▸ Work instructions: Copy the data exactly as it appears, and do not include any pictures.

▸ Data lines:
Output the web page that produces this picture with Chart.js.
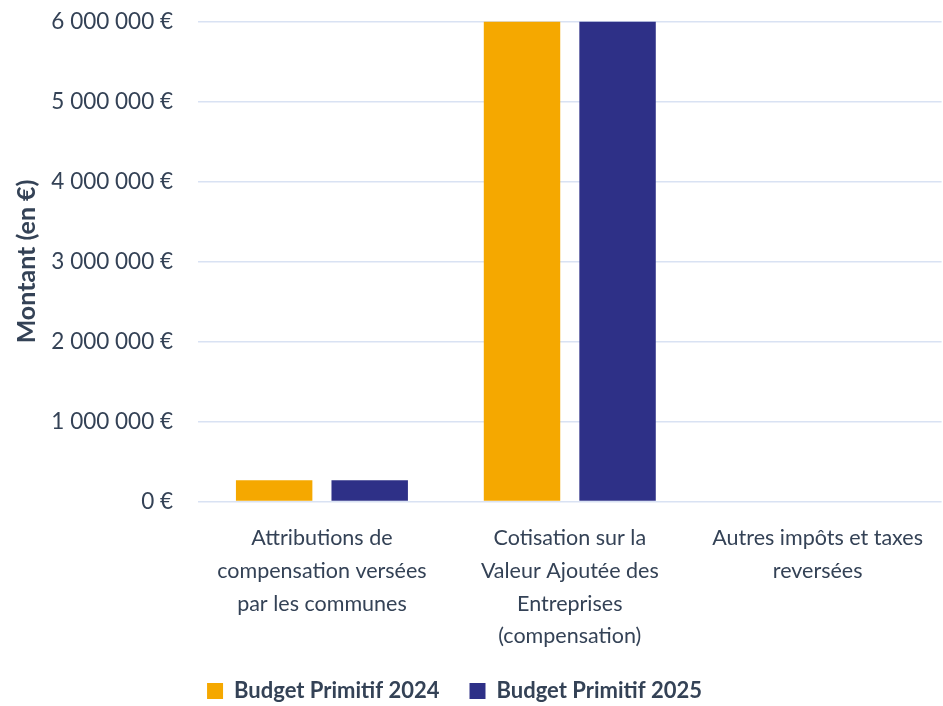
<!DOCTYPE html>
<html><head><meta charset="utf-8">
<script src="https://cdn.jsdelivr.net/npm/chart.js@4"></script>
<style>html,body{margin:0;padding:0;background:#fff}#wrap{width:943px;height:706px;overflow:hidden;position:relative}#c{position:absolute;left:0;top:-17px}</style>
</head><body><div id="wrap"><canvas id="c" width="943" height="729"></canvas></div>
<script>
const categories = [
  ["Attributions de", "compensation versées", "par les communes"],
  ["Cotisation sur la", "Valeur Ajoutée des", "Entreprises", "(compensation)"],
  ["Autres impôts et taxes", "reversées"]
];
const seriesNames = ["Budget Primitif 2024", "Budget Primitif 2025"];
const bp2024 = [265000, 6000000, 0];
const bp2025 = [265000, 6000000, 0];
const yTicks = [0, 1000000, 2000000, 3000000, 4000000, 5000000, 6000000];

const fmt = v => (v === 0 ? "0" : Math.round(v).toString().replace(/\B(?=(\d{3})+(?!\d))/g, " ")) + " €";
const FONT = "Lato, 'Open Sans', sans-serif";
const TXT = "#344256";

const legendShift = {
  id: 'legendShift',
  beforeDraw(chart) {
    const lg = chart.legend;
    if (lg && !lg._shifted) { lg.left -= 23; lg.right -= 23; lg._shifted = true; }
  }
};

new Chart(document.getElementById('c'), {
  type: 'bar',
  data: {
    labels: categories,
    datasets: [
      {label: seriesNames[0], data: bp2024, backgroundColor: '#f5a800', categoryPercentage: 0.771, barPercentage: 0.8},
      {label: seriesNames[1], data: bp2025, backgroundColor: '#2e3087', categoryPercentage: 0.771, barPercentage: 0.8}
    ]
  },
  plugins: [legendShift],
  options: {
    responsive: false,
    animation: false,
    layout: {padding: {top: 0, right: 0, left: 12, bottom: 0}},
    plugins: {
      legend: {
        position: 'bottom',
        labels: {boxWidth: 16, boxHeight: 16, padding: 30, color: TXT,
          font: {family: FONT, size: 22, weight: 'bold', lineHeight: 1}}
      },
      tooltip: {enabled: false}
    },
    scales: {
      x: {
        afterFit: s => { s.height -= 23; },
        grid: {display: false, drawTicks: false},
        border: {display: false},
        ticks: {color: TXT, font: {family: FONT, size: 21.5, lineHeight: 1.53}, padding: 20, maxRotation: 0, autoSkip: false}
      },
      y: {
        min: 0, max: 6000000,
        afterBuildTicks: s => { s.ticks = yTicks.map(v => ({value: v})); },
        afterFit: s => { s.width = 186; },
        grid: {color: '#d9e2f3', lineWidth: 1.5, drawTicks: false},
        border: {display: false},
        ticks: {color: TXT, font: {family: FONT, size: 22.5}, padding: 25, callback: v => fmt(v)},
        title: {display: true, text: 'Montant (en €)', color: TXT, font: {family: FONT, size: 25, weight: 'bold'}, padding: 0}
      }
    }
  }
});
</script></body></html>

▸ Exercise result:
Output the web page that produces this picture with Chart.js.
<!DOCTYPE html>
<html><head><meta charset="utf-8">
<script src="https://cdn.jsdelivr.net/npm/chart.js@4"></script>
<style>html,body{margin:0;padding:0;background:#fff}#wrap{width:943px;height:706px;overflow:hidden;position:relative}#c{position:absolute;left:0;top:-17px}</style>
</head><body><div id="wrap"><canvas id="c" width="943" height="729"></canvas></div>
<script>
const categories = [
  ["Attributions de", "compensation versées", "par les communes"],
  ["Cotisation sur la", "Valeur Ajoutée des", "Entreprises", "(compensation)"],
  ["Autres impôts et taxes", "reversées"]
];
const seriesNames = ["Budget Primitif 2024", "Budget Primitif 2025"];
const bp2024 = [265000, 6000000, 0];
const bp2025 = [265000, 6000000, 0];
const yTicks = [0, 1000000, 2000000, 3000000, 4000000, 5000000, 6000000];

const fmt = v => (v === 0 ? "0" : Math.round(v).toString().replace(/\B(?=(\d{3})+(?!\d))/g, " ")) + " €";
const FONT = "Lato, 'Open Sans', sans-serif";
const TXT = "#344256";

const legendShift = {
  id: 'legendShift',
  beforeDraw(chart) {
    const lg = chart.legend;
    if (lg && !lg._shifted) { lg.left -= 23; lg.right -= 23; lg._shifted = true; }
  }
};

new Chart(document.getElementById('c'), {
  type: 'bar',
  data: {
    labels: categories,
    datasets: [
      {label: seriesNames[0], data: bp2024, backgroundColor: '#f5a800', categoryPercentage: 0.771, barPercentage: 0.8},
      {label: seriesNames[1], data: bp2025, backgroundColor: '#2e3087', categoryPercentage: 0.771, barPercentage: 0.8}
    ]
  },
  plugins: [legendShift],
  options: {
    responsive: false,
    animation: false,
    layout: {padding: {top: 0, right: 0, left: 12, bottom: 0}},
    plugins: {
      legend: {
        position: 'bottom',
        labels: {boxWidth: 16, boxHeight: 16, padding: 30, color: TXT,
          font: {family: FONT, size: 22, weight: 'bold', lineHeight: 1}}
      },
      tooltip: {enabled: false}
    },
    scales: {
      x: {
        afterFit: s => { s.height -= 23; },
        grid: {display: false, drawTicks: false},
        border: {display: false},
        ticks: {color: TXT, font: {family: FONT, size: 21.5, lineHeight: 1.53}, padding: 20, maxRotation: 0, autoSkip: false}
      },
      y: {
        min: 0, max: 6000000,
        afterBuildTicks: s => { s.ticks = yTicks.map(v => ({value: v})); },
        afterFit: s => { s.width = 186; },
        grid: {color: '#d9e2f3', lineWidth: 1.5, drawTicks: false},
        border: {display: false},
        ticks: {color: TXT, font: {family: FONT, size: 22.5}, padding: 25, callback: v => fmt(v)},
        title: {display: true, text: 'Montant (en €)', color: TXT, font: {family: FONT, size: 25, weight: 'bold'}, padding: 0}
      }
    }
  }
});
</script></body></html>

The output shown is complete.